Print the entries below exactly as they appear, from the first line up to and including the line with "plt.rcParams['font.family'] = ['DejaVu Sans']". Do not print any pictures.

-- Begin --

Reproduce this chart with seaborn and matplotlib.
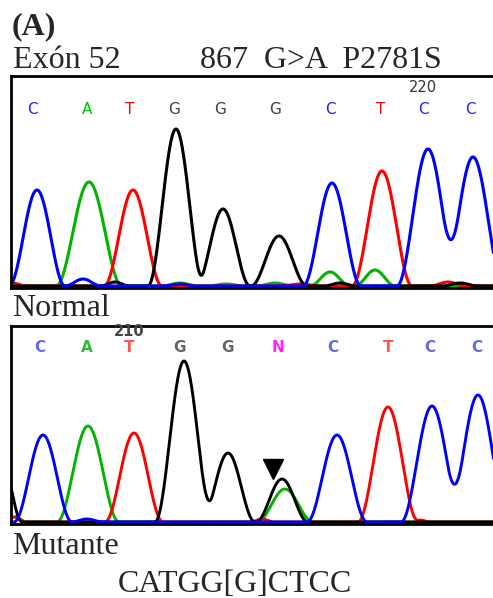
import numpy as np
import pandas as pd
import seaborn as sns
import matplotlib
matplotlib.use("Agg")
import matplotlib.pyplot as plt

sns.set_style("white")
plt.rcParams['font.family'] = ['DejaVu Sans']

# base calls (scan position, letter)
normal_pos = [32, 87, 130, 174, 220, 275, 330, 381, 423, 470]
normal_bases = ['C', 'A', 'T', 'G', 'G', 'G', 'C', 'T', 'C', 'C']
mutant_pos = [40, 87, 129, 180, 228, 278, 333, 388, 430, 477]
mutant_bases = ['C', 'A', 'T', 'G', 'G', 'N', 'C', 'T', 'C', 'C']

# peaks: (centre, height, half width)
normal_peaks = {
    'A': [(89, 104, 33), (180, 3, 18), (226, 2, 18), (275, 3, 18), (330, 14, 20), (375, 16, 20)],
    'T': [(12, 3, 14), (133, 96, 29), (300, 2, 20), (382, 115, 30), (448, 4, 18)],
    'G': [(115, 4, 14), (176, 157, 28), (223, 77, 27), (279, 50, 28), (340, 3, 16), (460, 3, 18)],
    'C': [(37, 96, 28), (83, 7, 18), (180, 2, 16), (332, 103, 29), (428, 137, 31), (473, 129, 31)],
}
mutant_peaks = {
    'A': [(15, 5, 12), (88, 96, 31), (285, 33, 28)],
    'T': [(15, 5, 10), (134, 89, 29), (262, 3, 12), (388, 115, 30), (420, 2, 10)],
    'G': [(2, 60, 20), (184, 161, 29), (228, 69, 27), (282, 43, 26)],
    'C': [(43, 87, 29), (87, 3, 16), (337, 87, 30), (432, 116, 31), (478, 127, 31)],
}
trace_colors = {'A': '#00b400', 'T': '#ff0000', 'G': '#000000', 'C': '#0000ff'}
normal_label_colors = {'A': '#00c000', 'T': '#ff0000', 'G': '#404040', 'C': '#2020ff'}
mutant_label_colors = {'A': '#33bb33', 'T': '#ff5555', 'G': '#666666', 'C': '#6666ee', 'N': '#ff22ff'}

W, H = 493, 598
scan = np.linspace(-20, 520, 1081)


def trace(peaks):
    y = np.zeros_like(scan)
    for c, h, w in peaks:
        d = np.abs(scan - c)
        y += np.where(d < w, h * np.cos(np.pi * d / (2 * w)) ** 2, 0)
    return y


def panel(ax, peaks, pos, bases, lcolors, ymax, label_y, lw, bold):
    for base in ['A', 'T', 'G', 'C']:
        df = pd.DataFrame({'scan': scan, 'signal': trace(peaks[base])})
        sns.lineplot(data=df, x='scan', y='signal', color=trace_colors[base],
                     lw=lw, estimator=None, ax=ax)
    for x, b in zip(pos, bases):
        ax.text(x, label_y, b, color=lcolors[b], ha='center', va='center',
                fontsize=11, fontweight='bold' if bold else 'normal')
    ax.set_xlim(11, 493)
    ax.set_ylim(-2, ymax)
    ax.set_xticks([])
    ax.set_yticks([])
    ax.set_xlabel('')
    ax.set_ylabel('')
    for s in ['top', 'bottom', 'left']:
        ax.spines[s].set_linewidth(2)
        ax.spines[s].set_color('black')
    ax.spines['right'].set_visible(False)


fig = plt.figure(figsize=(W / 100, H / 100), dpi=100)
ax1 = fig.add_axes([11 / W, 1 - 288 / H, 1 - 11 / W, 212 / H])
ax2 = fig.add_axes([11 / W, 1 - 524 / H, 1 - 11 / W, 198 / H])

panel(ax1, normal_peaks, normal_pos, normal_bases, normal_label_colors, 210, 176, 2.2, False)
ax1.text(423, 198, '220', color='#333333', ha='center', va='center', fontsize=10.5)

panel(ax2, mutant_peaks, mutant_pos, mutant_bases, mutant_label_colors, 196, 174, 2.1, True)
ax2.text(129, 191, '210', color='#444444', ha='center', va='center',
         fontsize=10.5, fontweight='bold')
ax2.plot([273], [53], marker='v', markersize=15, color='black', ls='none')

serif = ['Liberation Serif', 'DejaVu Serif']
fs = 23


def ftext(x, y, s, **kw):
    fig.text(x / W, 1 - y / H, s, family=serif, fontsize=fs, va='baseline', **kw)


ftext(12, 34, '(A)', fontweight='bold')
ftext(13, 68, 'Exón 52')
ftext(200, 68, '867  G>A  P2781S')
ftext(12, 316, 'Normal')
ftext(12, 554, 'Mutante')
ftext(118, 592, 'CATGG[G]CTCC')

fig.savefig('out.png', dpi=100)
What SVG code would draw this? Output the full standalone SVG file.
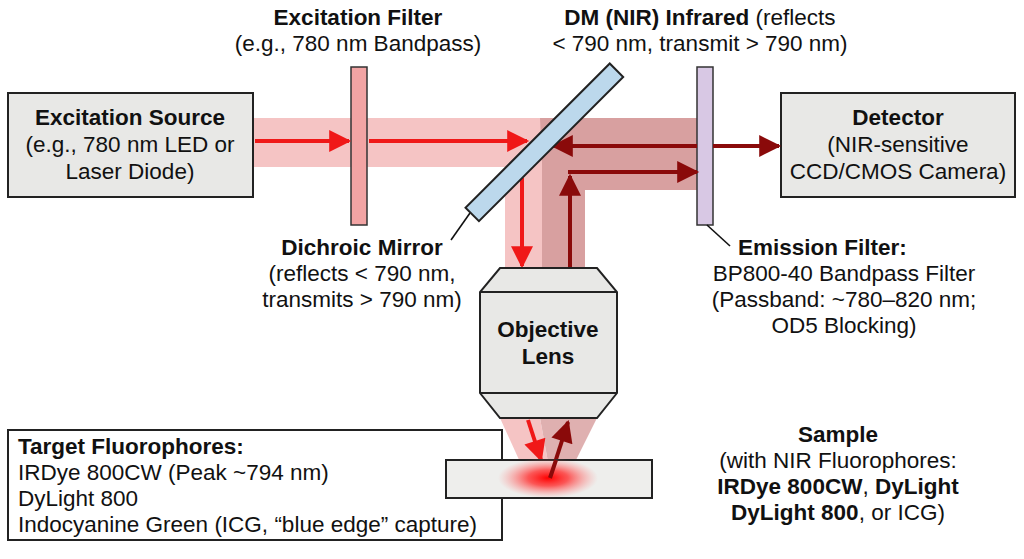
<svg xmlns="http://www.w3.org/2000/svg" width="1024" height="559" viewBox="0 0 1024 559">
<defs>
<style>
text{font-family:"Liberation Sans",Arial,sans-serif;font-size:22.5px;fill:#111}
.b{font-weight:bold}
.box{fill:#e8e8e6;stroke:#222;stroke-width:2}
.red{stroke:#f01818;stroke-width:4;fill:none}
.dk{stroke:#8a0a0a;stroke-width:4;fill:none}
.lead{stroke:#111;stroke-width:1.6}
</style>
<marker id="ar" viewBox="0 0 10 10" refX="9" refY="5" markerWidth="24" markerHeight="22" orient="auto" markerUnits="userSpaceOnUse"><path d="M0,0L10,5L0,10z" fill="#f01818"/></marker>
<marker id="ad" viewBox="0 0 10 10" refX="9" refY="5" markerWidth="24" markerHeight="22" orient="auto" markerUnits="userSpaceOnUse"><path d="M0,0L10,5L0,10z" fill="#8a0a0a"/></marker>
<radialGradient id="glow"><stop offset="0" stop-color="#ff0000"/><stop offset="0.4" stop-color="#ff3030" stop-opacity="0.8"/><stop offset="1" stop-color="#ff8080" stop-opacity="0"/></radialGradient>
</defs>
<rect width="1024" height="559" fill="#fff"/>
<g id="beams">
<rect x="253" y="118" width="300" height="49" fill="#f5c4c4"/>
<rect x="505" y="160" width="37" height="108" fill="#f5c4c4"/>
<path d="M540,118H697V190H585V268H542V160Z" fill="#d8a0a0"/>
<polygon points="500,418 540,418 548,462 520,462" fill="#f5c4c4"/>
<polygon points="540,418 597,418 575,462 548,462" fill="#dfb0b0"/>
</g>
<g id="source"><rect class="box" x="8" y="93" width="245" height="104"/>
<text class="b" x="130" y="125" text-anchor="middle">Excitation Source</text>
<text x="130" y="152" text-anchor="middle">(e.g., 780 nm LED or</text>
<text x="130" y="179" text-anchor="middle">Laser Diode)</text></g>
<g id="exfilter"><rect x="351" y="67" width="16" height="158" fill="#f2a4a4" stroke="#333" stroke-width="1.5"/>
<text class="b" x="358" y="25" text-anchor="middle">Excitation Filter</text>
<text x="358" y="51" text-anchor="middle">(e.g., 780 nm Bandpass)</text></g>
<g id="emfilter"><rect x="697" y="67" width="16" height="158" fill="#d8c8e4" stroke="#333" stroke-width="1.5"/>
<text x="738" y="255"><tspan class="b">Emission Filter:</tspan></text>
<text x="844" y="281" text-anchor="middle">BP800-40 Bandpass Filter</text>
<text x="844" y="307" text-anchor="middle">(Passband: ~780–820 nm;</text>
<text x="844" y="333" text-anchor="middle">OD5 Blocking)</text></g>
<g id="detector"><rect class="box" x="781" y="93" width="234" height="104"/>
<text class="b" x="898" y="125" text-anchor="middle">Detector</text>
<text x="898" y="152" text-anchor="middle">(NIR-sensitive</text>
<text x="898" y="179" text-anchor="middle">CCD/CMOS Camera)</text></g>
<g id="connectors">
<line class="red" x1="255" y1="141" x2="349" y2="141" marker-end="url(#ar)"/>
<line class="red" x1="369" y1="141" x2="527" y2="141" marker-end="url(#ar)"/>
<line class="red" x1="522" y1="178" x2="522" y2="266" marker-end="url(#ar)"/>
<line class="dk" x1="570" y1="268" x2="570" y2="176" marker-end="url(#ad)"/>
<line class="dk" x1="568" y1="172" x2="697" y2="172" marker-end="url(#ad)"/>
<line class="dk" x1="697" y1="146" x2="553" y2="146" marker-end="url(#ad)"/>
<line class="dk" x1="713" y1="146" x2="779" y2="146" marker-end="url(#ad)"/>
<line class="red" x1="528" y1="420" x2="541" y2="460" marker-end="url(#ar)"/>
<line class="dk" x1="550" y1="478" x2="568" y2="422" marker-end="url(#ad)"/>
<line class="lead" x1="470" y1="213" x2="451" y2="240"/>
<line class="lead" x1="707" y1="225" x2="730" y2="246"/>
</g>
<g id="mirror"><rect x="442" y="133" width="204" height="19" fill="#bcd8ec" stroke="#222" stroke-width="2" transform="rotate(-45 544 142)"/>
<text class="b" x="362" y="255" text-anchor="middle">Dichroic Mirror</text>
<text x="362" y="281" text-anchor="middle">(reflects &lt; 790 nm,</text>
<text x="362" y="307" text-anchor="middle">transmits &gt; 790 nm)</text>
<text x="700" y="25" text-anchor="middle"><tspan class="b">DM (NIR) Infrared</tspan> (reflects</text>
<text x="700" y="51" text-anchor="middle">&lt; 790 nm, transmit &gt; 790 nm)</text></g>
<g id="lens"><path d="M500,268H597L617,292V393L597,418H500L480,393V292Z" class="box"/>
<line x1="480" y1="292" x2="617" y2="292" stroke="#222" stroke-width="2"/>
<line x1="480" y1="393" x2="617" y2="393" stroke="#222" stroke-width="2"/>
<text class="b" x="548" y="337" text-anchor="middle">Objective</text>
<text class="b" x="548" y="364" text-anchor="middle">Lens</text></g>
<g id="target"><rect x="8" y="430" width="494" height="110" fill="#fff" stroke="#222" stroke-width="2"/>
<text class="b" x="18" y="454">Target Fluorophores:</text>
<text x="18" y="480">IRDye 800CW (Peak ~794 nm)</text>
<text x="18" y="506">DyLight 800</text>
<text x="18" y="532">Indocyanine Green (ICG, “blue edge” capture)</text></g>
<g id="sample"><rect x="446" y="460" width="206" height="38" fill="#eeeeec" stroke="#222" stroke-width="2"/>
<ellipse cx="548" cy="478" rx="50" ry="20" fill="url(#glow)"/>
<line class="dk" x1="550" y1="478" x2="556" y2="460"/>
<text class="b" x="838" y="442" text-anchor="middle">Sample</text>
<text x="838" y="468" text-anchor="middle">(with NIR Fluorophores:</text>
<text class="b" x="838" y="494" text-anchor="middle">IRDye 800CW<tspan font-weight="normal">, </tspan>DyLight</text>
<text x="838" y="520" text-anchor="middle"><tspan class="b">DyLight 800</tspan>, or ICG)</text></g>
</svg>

-- End --

_Problem solution:_
Reproduce this chart with seaborn and matplotlib.
import numpy as np
import pandas as pd
import seaborn as sns
import matplotlib
matplotlib.use("Agg")
import matplotlib.pyplot as plt

sns.set_style("white")
plt.rcParams['font.family'] = ['DejaVu Sans']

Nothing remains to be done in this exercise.